The abandonment of proposals for full privatisation raises new difficulties. A partially privatised government business enterprise is an unsatisfactory hybrid. Its managers are subject simultaneously to political accountability, for example through Freedom of Information legislation, and to the fiduciary obligation to put the interests of shareholders ahead of all other concerns (Quiggin 1996). Each system of accountability is compromised by the presence of the other. For example, claims of commercial confidentiality have beenj used to override the principle of Freedom of Information. The present mixed status of Telstra is unsatisfactory. If full privatisation is not to take place in the near future, full public ownership should be restored.

6. Unscrambling the egg

Given the mistakes that have already been made, where do we go from here? There may still be an opportunity to reorganise the Australian telecommunications industry to take account of the implications of its natural monopoly characteristics. The central element of any such reorganisation would be the restoration of full public ownership of Telstra, financed by a mixture of additional debt and the sale of those components of Telstra for which there is no natural monopoly justification for public ownership. Telstra would act as a common carrier system for cable TV and local telephony allowing consumers access to all content providers regardless of the carrier supplying their access to the cable network. This would permit the divestiture of Telstra's interest in the content provider Foxtel. Telstra could also be required to divest its digital mobile telephony business, while being allowed to continue offering analog services beyond the year 2000.

The feasibility of a reorganisation of this kind is constrained by the fact that the government has given industry participants contractual guarantees that policy will not be changed. Most notably, although it is generally recognised that the decision to close down the analog mobile network was a mistake, the Labor government set this mistake in concrete through its contracts with the digital carriers, Optus and Vodafone. (By contrast, commitments made to ordinary electors, even when enshrined in L-A-W, have no binding status).

The difficulties of fixing past mistakes in telecommunications policy is an example of a more general problem. In many cases where the provision of public services is handed over to the private sector, the profitability of the private provider depends primarily on political decisions. Hence, the private provider must demand either a substantial risk premium or a guarantee against future adverse politcal decisions.

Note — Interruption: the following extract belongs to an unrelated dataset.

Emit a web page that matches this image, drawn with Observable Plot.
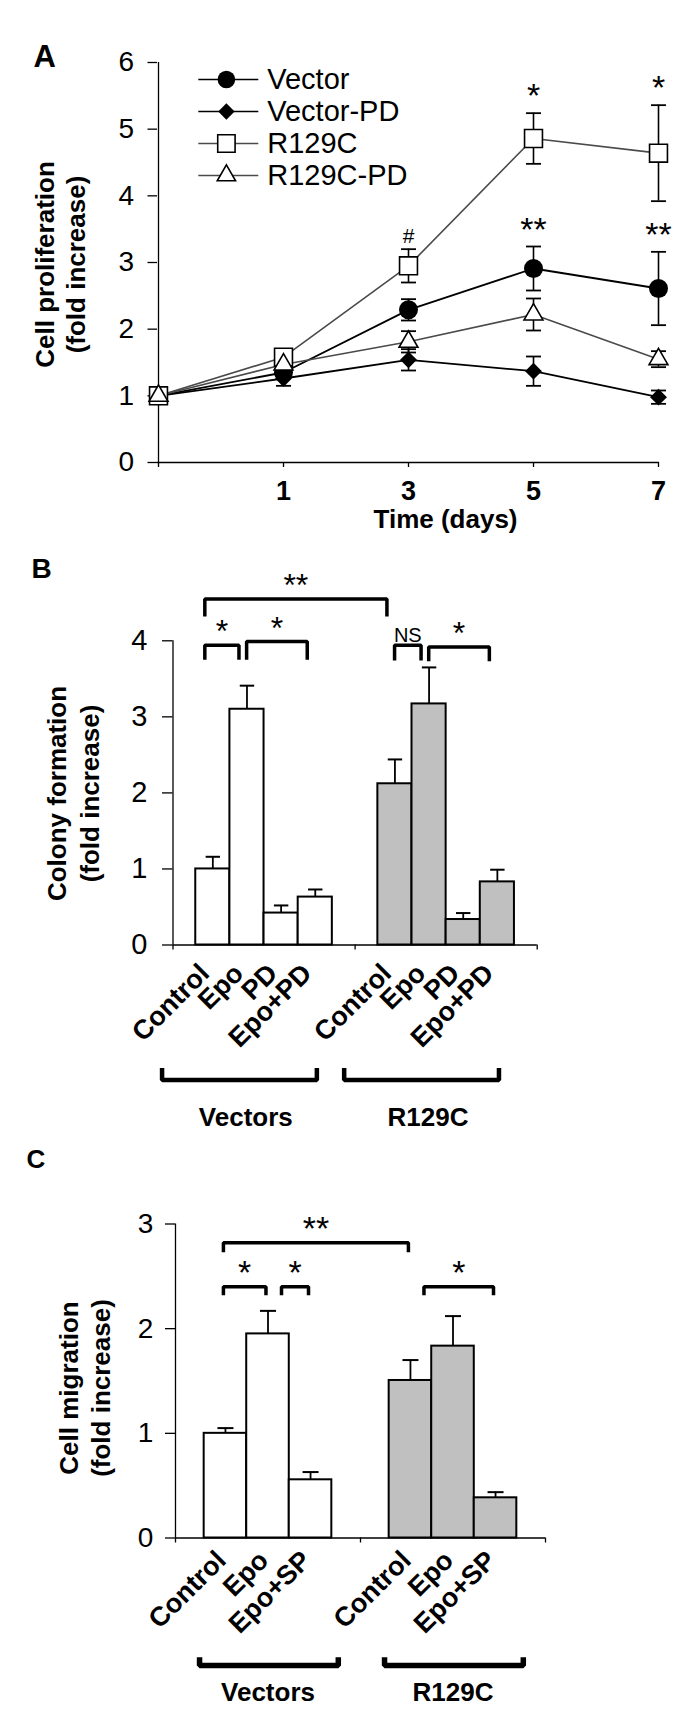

In most cases, politicians eager to secure a politically attractive deal have found it easier to provide the guarantees and leave their successors to deal with the consequences. The builders of toll roads have received guarantees against the provision of adequate public transport in the areas served by their roads. State gambling enterprises have been sold with a guarantee that no competition will be allowed. In some cases, blanket indemnities against government action of any kind have been offered. Binding the hands of future governments in this way is not only antidemocratic but also bad policy. If such guarantees are required to attract private providers of services, it is best to keep those services in the public sector.

Concluding comments

Australia, like New Zealand and the United Kingdom has undergone radical microeconomic reform over the past fifteen to twenty years. Yet, as the debated recorded in Industry Commission (1998) shows, there is no clear evidence that this reform has resulted in an increase in the sustainable rate of economic growth. An analysis of Australian telecommunications policy suggests a partial explanation for this unsatisfactory outcome. Much of the potential benefit to be derived from reform of the telecommunications industry has been dissipated in wasteful and technically unnecessary investment in duplicate networks. This is the natural result of policies based on a naive enthusiasm for competition and wishful thinking about the death of natural monopoly.